Found object: 31/12/2006

I recently visited Dave's Boutique, a veritable treasure trove of junk and ephemera in Smith St., Collingwood. As well as picking up a stack of CDs (at well below the standard second-hand shop price; A$10 for a recent release (before negotiation) is not bad), I found the following unusual artefact sitting in a glass cabinet, below rows of old Sega cartridges and PlayStation discs:

Weird game diskette (3180) Weird game diskette (3182)

There were several such discs there, each in its own jewel case, though they varied in colour (most were black, this one is yellow). The tray card in the jewel case is, in each case, a printed photograph (a similar technique was used on Indonesian copies of cassette albums in the 1980s). The diskettes are neither 3.5" disks of the sort used on PCs, Macs and Amigas, nor the disks used on Amstrad 8-bit computers, but some other format; perhaps the same as the disks used on some old samplers and dedicated word processors?

Does anybody know what kind of system this disk was created for? I'm guessing it's either an 8-bit computer or some type of floppy-based game console that didn't make it out of Asia. Then again, given the photographic tray cards, perhaps it was designed for some illicit cartridge-copying device that piggybacked onto a better-known system. I vaguely recall seeing these disks at a flea market a decade or two earlier as well.

There are 6 comments on "Found object: 31/12/2006":

Posted by: threeze http://neuralvoid.com Wed Jan 3 22:53:16 2007

looks like a pirated copy of a game (I am assuming its Contra) for Nintendo's Famicom Disk System (http://en.wikipedia.org/wiki/Nintendo_Disk_System).

Posted by: threeze http://neuralvoid.com Wed Jan 3 23:03:19 2007

after re-reading that article, i remembered i had seen one of those Disk Writer machines in a department store in Tokyo when there on holiday with my parents. i wanted one so much, the idea of it seemed a total winner to me. it was just like going around to my mates house with a box of 10 Nashua double densities, only for Nintendo Games (except it cost money).

Posted by: showercurtain Thu Jan 4 07:31:25 2007

Apparently these things are collector's items now. You should've nagged your parents more vigorously.

Posted by: gusset blog.gusset.co.uk Fri Jan 5 15:28:50 2007

Yes, but does anyone who has something from childhood that has become a collectors item ever sell it? Or simply put it in a box somewhere and not bother to throw it away "because its worth something"?
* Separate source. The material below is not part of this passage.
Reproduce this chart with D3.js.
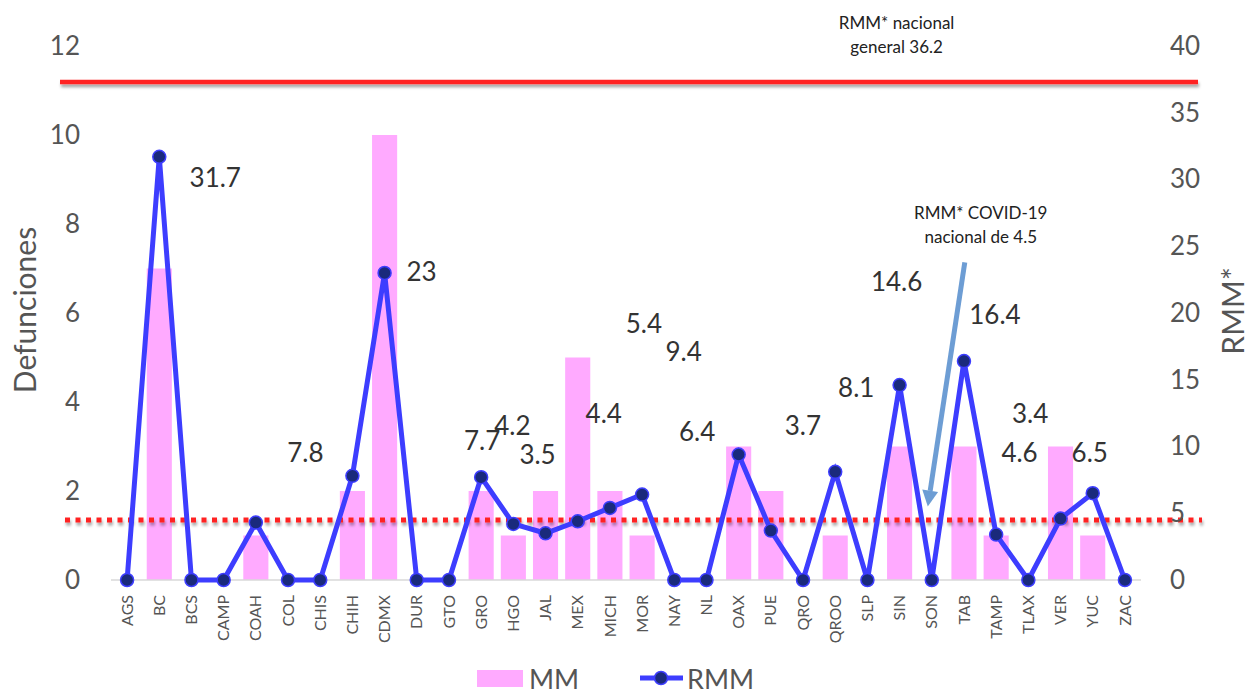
<!DOCTYPE html>
<html>
<head>
<meta charset="utf-8">
<script src="https://cdn.jsdelivr.net/npm/d3@7"></script>
<style>
  body { margin: 0; background: #fff; }
  text { font-family: Lato, "Open Sans", sans-serif; }
</style>
</head>
<body>
<svg id="chart"></svg>
<script>
var states = ["AGS","BC","BCS","CAMP","COAH","COL","CHIS","CHIH","CDMX","DUR","GTO","GRO","HGO","JAL","MEX","MICH","MOR","NAY","NL","OAX","PUE","QRO","QROO","SLP","SIN","SON","TAB","TAMP","TLAX","VER","YUC","ZAC"];
var mm  = [0,7,0,0,1,0,0,2,10,0,0,2,1,2,5,2,1,0,0,3,2,0,1,0,3,0,3,1,0,3,1,0];
var rmm = [0,31.7,0,0,4.3,0,0,7.8,23,0,0,7.7,4.2,3.5,4.4,5.4,6.4,0,0,9.4,3.7,0,8.1,0,14.6,0,16.4,3.4,0,4.6,6.5,0];
var leftTicks  = [0,2,4,6,8,10,12];
var rightTicks = [0,5,10,15,20,25,30,35,40];
var rmmGeneral = 37.3;   // where the solid red line sits in the picture
var rmmCovid = 4.5;
var labelled = ["BC","CHIH","CDMX","GRO","HGO","JAL","MEX","MICH","MOR","OAX","PUE","QROO","SIN","TAB","TAMP","VER","YUC"];
// label offsets from their point, in px, as placed in the original
var labelOffset = {
  BC:[56,21], CHIH:[-47,-23], CDMX:[37,-1], GRO:[1,-37], HGO:[-1,-98], JAL:[-8,-79],
  MEX:[26,-108], MICH:[34,-184], MOR:[55,-63], OAX:[-55,-103], PUE:[32,-105],
  QROO:[21,-84], SIN:[-3,-103], TAB:[31,-46], TAMP:[34,-121], VER:[-41,-66], YUC:[-3,-41]
};

var dimensions = { width: 1249, height: 699, left: 111, right: 1141, top: 46, bottom: 580 };

var data = states.map((s, i) => ({ state: s, mm: mm[i], rmm: rmm[i] }));

var svg = d3.select("#chart")
            .attr("width", dimensions.width)
            .attr("height", dimensions.height);

var defs = svg.append("defs");
defs.append("filter").attr("id", "shadow")
    .attr("filterUnits", "userSpaceOnUse")
    .attr("x", 0).attr("y", 0).attr("width", dimensions.width).attr("height", dimensions.height)
    .append("feDropShadow")
    .attr("dx", 1).attr("dy", 3).attr("stdDeviation", 1.5)
    .attr("flood-color", "#000").attr("flood-opacity", 0.35);

var xScale = d3.scaleBand()
               .domain(states)
               .range([dimensions.left, dimensions.right])
               .paddingInner(0.22)
               .paddingOuter(0.11);

var yLeft = d3.scaleLinear().domain([0, 12]).range([dimensions.bottom, dimensions.top]);
var yRight = d3.scaleLinear().domain([0, 40]).range([dimensions.bottom, dimensions.top]);
var cx = d => xScale(d) + xScale.bandwidth() / 2;

// bars
svg.append("g")
   .selectAll("rect")
   .data(data)
   .enter()
   .append("rect")
   .attr("x", d => xScale(d.state))
   .attr("y", d => yLeft(d.mm))
   .attr("width", xScale.bandwidth())
   .attr("height", d => yLeft(0) - yLeft(d.mm))
   .attr("fill", "#ffaaff");

// baseline
svg.append("line")
   .attr("x1", dimensions.left).attr("x2", dimensions.right)
   .attr("y1", dimensions.bottom).attr("y2", dimensions.bottom)
   .attr("stroke", "#d9d9d9").attr("stroke-width", 1.5);

// reference lines
svg.append("line")
   .attr("x1", 60).attr("x2", 1198)
   .attr("y1", yRight(rmmGeneral)).attr("y2", yRight(rmmGeneral))
   .attr("stroke", "#ff2222").attr("stroke-width", 4.5)
   .attr("filter", "url(#shadow)");

svg.append("line")
   .attr("x1", 65).attr("x2", 1202)
   .attr("y1", yRight(rmmCovid)).attr("y2", yRight(rmmCovid))
   .attr("stroke", "#ff2020").attr("stroke-width", 5)
   .attr("stroke-dasharray", "5 5.5")
   .attr("filter", "url(#shadow)");

// RMM line
var line = d3.line()
             .x(d => cx(d.state))
             .y(d => yRight(d.rmm));

svg.append("path")
   .datum(data)
   .attr("d", line)
   .attr("fill", "none")
   .attr("stroke", "#3d3dff")
   .attr("stroke-width", 5)
   .attr("stroke-linejoin", "miter");

svg.append("g")
   .selectAll("circle")
   .data(data)
   .enter()
   .append("circle")
   .attr("cx", d => cx(d.state))
   .attr("cy", d => yRight(d.rmm))
   .attr("r", 6.5)
   .attr("fill", "#1a2a7c")
   .attr("stroke", "#3d3dff")
   .attr("stroke-width", 1.5);

// data labels
svg.append("g")
   .selectAll("text")
   .data(data.filter(d => labelled.includes(d.state)))
   .enter()
   .append("text")
   .attr("x", d => cx(d.state) + labelOffset[d.state][0])
   .attr("y", d => yRight(d.rmm) + labelOffset[d.state][1])
   .attr("dy", "0.36em")
   .attr("text-anchor", "middle")
   .attr("font-size", 26)
   .attr("fill", "#333")
   .text(d => d.rmm);

// axes
var yAxisLeft = svg.append("g")
   .attr("transform", "translate(80,0)")
   .call(d3.axisLeft(yLeft).tickValues(leftTicks).tickSize(0).tickPadding(0));
yAxisLeft.select(".domain").remove();
yAxisLeft.selectAll("text").attr("font-size", 26).attr("fill", "#555").attr("font-family", "Lato");

var yAxisRight = svg.append("g")
   .attr("transform", "translate(1170,0)")
   .call(d3.axisRight(yRight).tickValues(rightTicks).tickSize(0).tickPadding(0));
yAxisRight.select(".domain").remove();
yAxisRight.selectAll("text").attr("font-size", 26).attr("fill", "#555").attr("font-family", "Lato");

var xAxis = svg.append("g")
   .attr("transform", `translate(0,${dimensions.bottom})`)
   .call(d3.axisBottom(xScale).tickSize(0));
xAxis.select(".domain").remove();
xAxis.selectAll("text")
     .attr("transform", "rotate(-90)")
     .attr("text-anchor", "end")
     .attr("x", -15).attr("y", 0).attr("dy", "0.35em")
     .attr("font-size", 16).attr("fill", "#555").attr("font-family", "Lato");

// axis titles
svg.append("text")
   .attr("transform", "translate(36,310) rotate(-90)")
   .attr("text-anchor", "middle")
   .attr("font-size", 30).attr("fill", "#555")
   .text("Defunciones");

svg.append("text")
   .attr("transform", "translate(1244,311) rotate(-90)")
   .attr("text-anchor", "middle")
   .attr("font-size", 30).attr("fill", "#555")
   .text("RMM*");

// annotations
var noteTop = svg.append("text")
   .attr("text-anchor", "middle")
   .attr("font-size", 17).attr("fill", "#222");
noteTop.append("tspan").attr("x", cx("SIN") - 3).attr("y", 29).text("RMM* nacional");
noteTop.append("tspan").attr("x", cx("SIN") - 3).attr("y", 53).text("general 36.2");

var noteCovid = svg.append("text")
   .attr("text-anchor", "middle")
   .attr("font-size", 17).attr("fill", "#222");
noteCovid.append("tspan").attr("x", cx("SON") + 49).attr("y", 219).text("RMM* COVID-19");
noteCovid.append("tspan").attr("x", cx("SON") + 49).attr("y", 243).text("nacional de 4.5");

// arrow pointing to the covid line
var tail = [cx("SON") + 33, yRight(23.8)];
var tip = [cx("SON") - 4, yRight(5.5)];
var ang = Math.atan2(tip[1] - tail[1], tip[0] - tail[0]);
var headLen = 16, headW = 8;
var base = [tip[0] - headLen * Math.cos(ang), tip[1] - headLen * Math.sin(ang)];
svg.append("line")
   .attr("x1", tail[0]).attr("y1", tail[1])
   .attr("x2", base[0]).attr("y2", base[1])
   .attr("stroke", "#6d9dd4").attr("stroke-width", 5);
svg.append("polygon")
   .attr("points", [
      tip,
      [base[0] + headW * Math.sin(ang), base[1] - headW * Math.cos(ang)],
      [base[0] - headW * Math.sin(ang), base[1] + headW * Math.cos(ang)]
   ].map(p => p.join(",")).join(" "))
   .attr("fill", "#6d9dd4");

// legend
var legend = svg.append("g");
legend.append("rect")
      .attr("x", 477).attr("y", 670).attr("width", 46).attr("height", 17)
      .attr("fill", "#ffaaff");
legend.append("text")
      .attr("x", 529).attr("y", 689)
      .attr("font-size", 27).attr("fill", "#555")
      .text("MM");
legend.append("line")
      .attr("x1", 640).attr("x2", 683).attr("y1", 678).attr("y2", 678)
      .attr("stroke", "#3d3dff").attr("stroke-width", 5);
legend.append("circle")
      .attr("cx", 661).attr("cy", 678).attr("r", 6.5)
      .attr("fill", "#1a2a7c").attr("stroke", "#3d3dff").attr("stroke-width", 1.5);
legend.append("text")
      .attr("x", 687).attr("y", 689)
      .attr("font-size", 27).attr("fill", "#555")
      .text("RMM");
</script>
</body>
</html>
P.S. This is attempt two. I think this is the most difficult text id test I've come across!

Posted by: showercurtain Iluvmyself.com Sat Jan 6 11:28:35 2007

Depends what the owner values more - the money, or the cachet of being the proud owner of a collector's item. And then there are others who keep things out of nostalgia, even if it's worthless or they never use it.